Keren Yarhi-Milo is the Director of the Arnold A. Saltzman Institute of War and Peace Studies and the Arnold A. Saltzman Professor of War and Peace Studies at Columbia University. Her research and teaching focus on international relations and foreign policy, with a particular specialization in international security, including foreign policy decision-making, interstate communication and crisis bargaining, intelligence, and US foreign policy in the Middle East.

Yarhi-Milo’s first book (Princeton University Press, 2014) titled, Knowing The Adversary: Leaders, Intelligence Organizations, and Assessments of Intentions in International Relations, received the 2016 Furnnis Award for best book in the field of international security. Also, it is Co-Winner of the 2016 DPLST Book Prize, Diplomatic Studies Section of the International Studies Association. This book explores how and why civilian leaders and intelligence organizations select and interpret an adversary’s signals of intentions differently. Her new book, titled, Who Fights for Reputation? The Psychology of Leaders in International Conflict, came out with Princeton University Press (2018) and received the 2019 Best Book Award on Foreign Policy from the American Political Science Association. It also won the Biennial Best Foreign Policy Book Award from the International Studies Association, which will be presented at the 2021 ISA Annual Convention. The ISA committee stated that Yarhi-Milo’s book “considers a long-debated question in international relations — whether reputation matters,” and “impressively showcases how to integrate different theories and methods from multiple disciplines in understanding leaders’ decision making in Foreign Policy Analysis.”

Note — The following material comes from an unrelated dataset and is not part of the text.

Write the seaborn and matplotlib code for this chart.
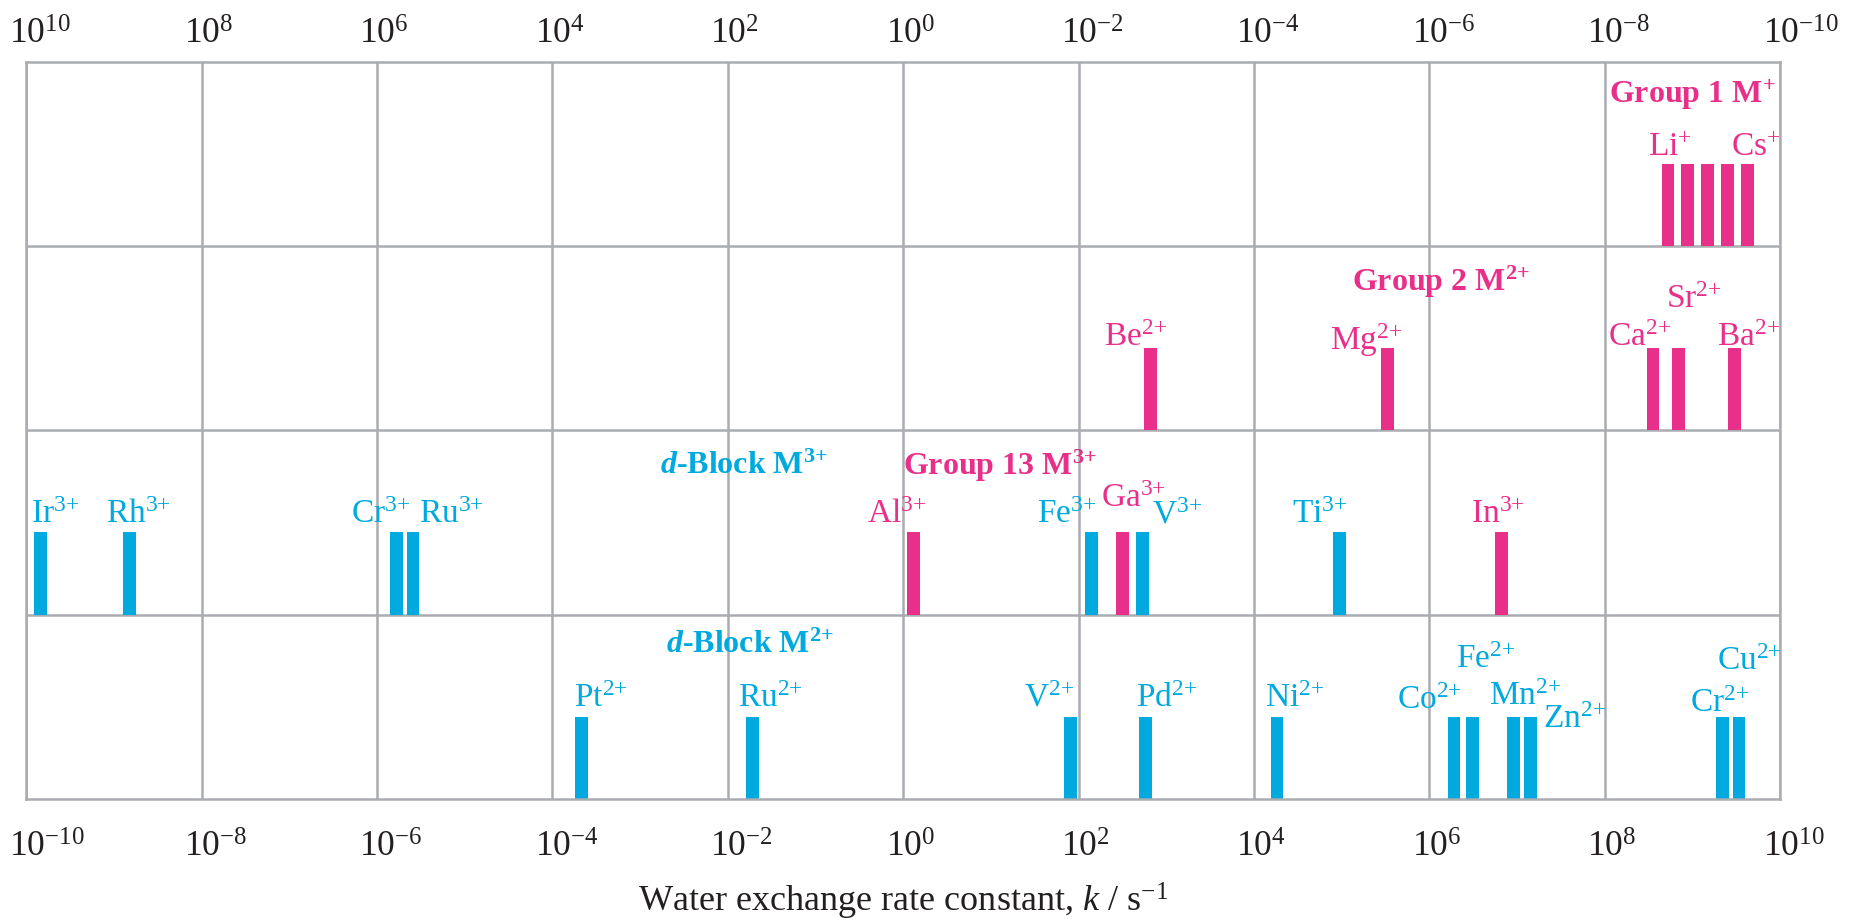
"""Water exchange rate constants of aqua metal ions, drawn as a strip chart."""

import matplotlib

matplotlib.use("Agg")
import matplotlib.pyplot as plt
import matplotlib.transforms as mtransforms
import numpy as np
import seaborn as sns

# log10(k / s^-1), one list per row/series
GROUP1_IONS = ["Li", "Na", "K", "Rb", "Cs"]
GROUP1_LOGK = [8.72, 8.94, 9.17, 9.40, 9.63]
GROUP2_IONS = ["Be", "Mg", "Ca", "Sr", "Ba"]
GROUP2_LOGK = [2.82, 5.52, 8.55, 8.84, 9.48]
GROUP13_IONS = ["Al", "Ga", "In"]
GROUP13_LOGK = [0.12, 2.50, 6.82]
DBLOCK3_IONS = ["Ir", "Rh", "Cr", "Ru", "Fe", "V", "Ti"]
DBLOCK3_LOGK = [-9.84, -8.82, -5.78, -5.59, 2.15, 2.73, 4.97]
DBLOCK2_IONS = ["Pt", "Ru", "V", "Pd", "Ni", "Co", "Fe", "Mn", "Zn", "Cr", "Cu"]
DBLOCK2_LOGK = [-3.67, -1.72, 1.91, 2.76, 4.26, 6.28, 6.49, 6.96, 7.15, 9.34, 9.53]

DECADES = list(range(-10, 11, 2))
X_LABEL = r"Water exchange rate constant, $k$ / s$^{-1}$"

PINK = "#E8308A"
CYAN = "#00A9DE"
GRID = "#A9ACB1"
INK = "#231F20"

# ions, logk, charge, row (0 = bottom), colour
SERIES = [
    (GROUP1_IONS, GROUP1_LOGK, "+", 3, PINK),
    (GROUP2_IONS, GROUP2_LOGK, "2{+}", 2, PINK),
    (GROUP13_IONS, GROUP13_LOGK, "3{+}", 1, PINK),
    (DBLOCK3_IONS, DBLOCK3_LOGK, "3{+}", 1, CYAN),
    (DBLOCK2_IONS, DBLOCK2_LOGK, "2{+}", 0, CYAN),
]

# label anchors: (left edge in log k, baseline height inside the row)
LABEL_POS = {
    ("Li", 3): (8.49, 0.49), ("Cs", 3): (9.44, 0.49),
    ("Be", 2): (2.29, 0.46), ("Mg", 2): (4.87, 0.435), ("Ca", 2): (8.03, 0.46),
    ("Sr", 2): (8.70, 0.666), ("Ba", 2): (9.28, 0.46),
    ("Al", 1): (-0.41, 0.497), ("Ga", 1): (2.25, 0.584), ("In", 1): (6.47, 0.497),
    ("Ir", 1): (-9.95, 0.497), ("Rh", 1): (-9.09, 0.497), ("Cr", 1): (-6.30, 0.497),
    ("Ru", 1): (-5.52, 0.497), ("Fe", 1): (1.53, 0.497), ("V", 1): (2.84, 0.497),
    ("Ti", 1): (4.43, 0.497),
    ("Pt", 0): (-3.76, 0.499), ("Ru", 0): (-1.89, 0.499), ("V", 0): (1.38, 0.499),
    ("Pd", 0): (2.65, 0.499), ("Ni", 0): (4.13, 0.499), ("Co", 0): (5.63, 0.488),
    ("Fe", 0): (6.30, 0.709), ("Mn", 0): (6.68, 0.51), ("Zn", 0): (7.30, 0.383),
    ("Cr", 0): (8.97, 0.473), ("Cu", 0): (9.28, 0.70),
}

# group titles: text, colour, row, left x, baseline height inside the row
GROUP_TITLES = [
    (r"Group 1 M$^{\mathbf{+}}$", PINK, 3, 8.05, 0.777),
    (r"Group 2 M$^{\mathbf{2{+}}}$", PINK, 2, 5.12, 0.756),
    (r"Group 13 M$^{\mathbf{3{+}}}$", PINK, 1, 0.0, 0.76),
    (r"$\mathbfit{d}$-Block M$^{\mathbf{3{+}}}$", CYAN, 1, -2.77, 0.764),
    (r"$\mathbfit{d}$-Block M$^{\mathbf{2{+}}}$", CYAN, 0, -2.71, 0.791),
]

BAR_W = 0.145
BAR_H = 0.446
TICK_SIZE = 25.5

sns.set_theme(style="white")
plt.rcParams["font.family"] = ["Liberation Serif", "DejaVu Serif"]
plt.rcParams["mathtext.fontset"] = "custom"
plt.rcParams["mathtext.rm"] = "Liberation Serif"
plt.rcParams["mathtext.it"] = "Liberation Serif:italic"
plt.rcParams["mathtext.bf"] = "Liberation Serif:bold"
if "mathtext.bfit" in plt.rcParams:
    plt.rcParams["mathtext.bfit"] = "Liberation Serif:italic:bold"

fig = plt.figure(figsize=(18.61, 9.22), dpi=100)
ax = fig.add_axes([0.01413, 0.1336, 0.9425, 0.7993])

for ions, logk, charge, row, colour in SERIES:
    # seaborn scales bar width by the smallest gap between x values
    native = np.diff(np.unique(logk)).min() if len(logk) > 1 else 1.0
    sns.barplot(x=logk, y=[BAR_H] * len(logk), bottom=row, orient="x", native_scale=True,
                width=BAR_W / native, color=colour, saturation=1, errorbar=None,
                linewidth=0, ax=ax)
    for ion in ions:
        if (ion, row) in LABEL_POS:
            lx, ly = LABEL_POS[(ion, row)]
            ax.text(lx, row + ly, f"{ion}$^{{{charge}}}$", color=colour, fontsize=24,
                    ha="left", va="baseline")

for text, colour, row, lx, ly in GROUP_TITLES:
    ax.text(lx, row + ly, text, color=colour, fontsize=23, fontweight="bold",
            ha="left", va="baseline")

ax.set_xlim(-10, 10)
ax.set_ylim(0, 4)
ax.set_xticks(DECADES, [f"$10^{{{n}}}$" for n in DECADES])
ax.set_yticks([1, 2, 3], [])
ax.set_xlabel("")
ax.set_ylabel("")
ax.set_axisbelow(True)
ax.grid(True, color=GRID, linewidth=1.8)
ax.tick_params(axis="x", length=0, pad=24, labelsize=TICK_SIZE, labelcolor=INK)
ax.tick_params(axis="y", length=0)
for spine in ax.spines.values():
    spine.set_color(GRID)
    spine.set_linewidth(1.8)

top = ax.twiny()
top.set_xlim(ax.get_xlim())
top.set_xticks(DECADES, [f"$10^{{{-n}}}$" for n in DECADES])
top.tick_params(axis="x", length=0, pad=7, labelsize=TICK_SIZE, labelcolor=INK)
top.grid(False)
for spine in top.spines.values():
    spine.set_visible(False)

# centre the "10" (not the whole power) on each gridline
shift = mtransforms.ScaledTranslation(-0.5 * TICK_SIZE / 72, 0, fig.dpi_scale_trans)
for label in ax.get_xticklabels() + top.get_xticklabels():
    label.set_horizontalalignment("left")
    label.set_transform(label.get_transform() + shift)

fig.text(0.4853, 0.0115, X_LABEL, ha="center", va="baseline", fontsize=26, color=INK)

fig.savefig("out.png", dpi=100)
plt.close(fig)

Yarhi-Milo’s articles have been published or are forthcoming in International Studies Quarterly, International Organization, International Security, British Journal of Political Science, Journal of Conflict Resolution, Foreign Affairs, and Security Studies.

Before joining the faculty at Columbia University, she was an Associate Professor (with tenure) of Politics and International Affairs at Princeton University’s Politics Department and the Woodrow Wilson School for Public and International Affairs. She was previously a post-doc fellow at the Harvard University’s Belfer Center for Science and International Affairs and a pre-doc fellow at the Olin Institute for Strategic Studies at Harvard University.

Richard K. Betts is the Leo A. Shifrin Professor of War and Peace Studies in the department of political science, and Director of the International Security Policy program in the School of International and Public Affairs at Columbia University. He served as the Saltzman  Institute Director for over 24 years.  Betts was Director of National Security Studies at the Council on Foreign Relations for four years, and is now an adjunct Senior Fellow there. Previously he was a Senior Fellow at the Brookings Institution and Adjunct Lecturer at the Johns Hopkins University’s Nitze School of Advanced International Studies. Betts also served at different times on the Harvard University faculty as Lecturer and Visiting Professor. He received his B.A., M.A., and Ph.D. in Government from Harvard.

A former staff member of the Senate Select Committee on Intelligence, the National Security Council, and the Mondale Presidential Campaign, Betts has been an occasional consultant to the National Intelligence Council and Departments of State and Defense, served on the Military Advisory Panel for three Directors of Central Intelligence in the 1990s and later on the External Advisory Board for the Director of the Central Intelligence Agency, and was a member of the National Commission on Terrorism. He lectures occasionally at schools such as the National War College, Foreign Service Institute, and service academies. He served briefly as an officer in the U.S. Army.

Betts’ first book, Soldiers, Statesmen, and Cold War Crises, originally published by Harvard University Press, was issued in a second edition by Columbia University Press. He is author of two other Columbia University Press books: Enemies of Intelligence and American Force; three books published by the Brookings Institution: Surprise Attack, Nuclear Blackmail and Nuclear Balance, and Military Readiness; coauthor and editor of three other Brookings books: The Irony of Vietnam, Nonproliferation and U.S. Foreign Policy, and Cruise Missiles; editor of Conflict After the Cold War, published by Pearson; and coeditor of Paradoxes of Strategic Intelligence, from Cass. Betts has published numerous articles on foreign policy, military strategy, intelligence, conventional forces, nuclear weapons, arms trade, collective security, strategic issues in Asia and Europe, terrorism, and other subjects in professional journals. His writings won five prizes, and he received the International Studies Association’s ISSS Distinguished Scholar Award in 2005 and MIT’s Doolittle Award in 2012.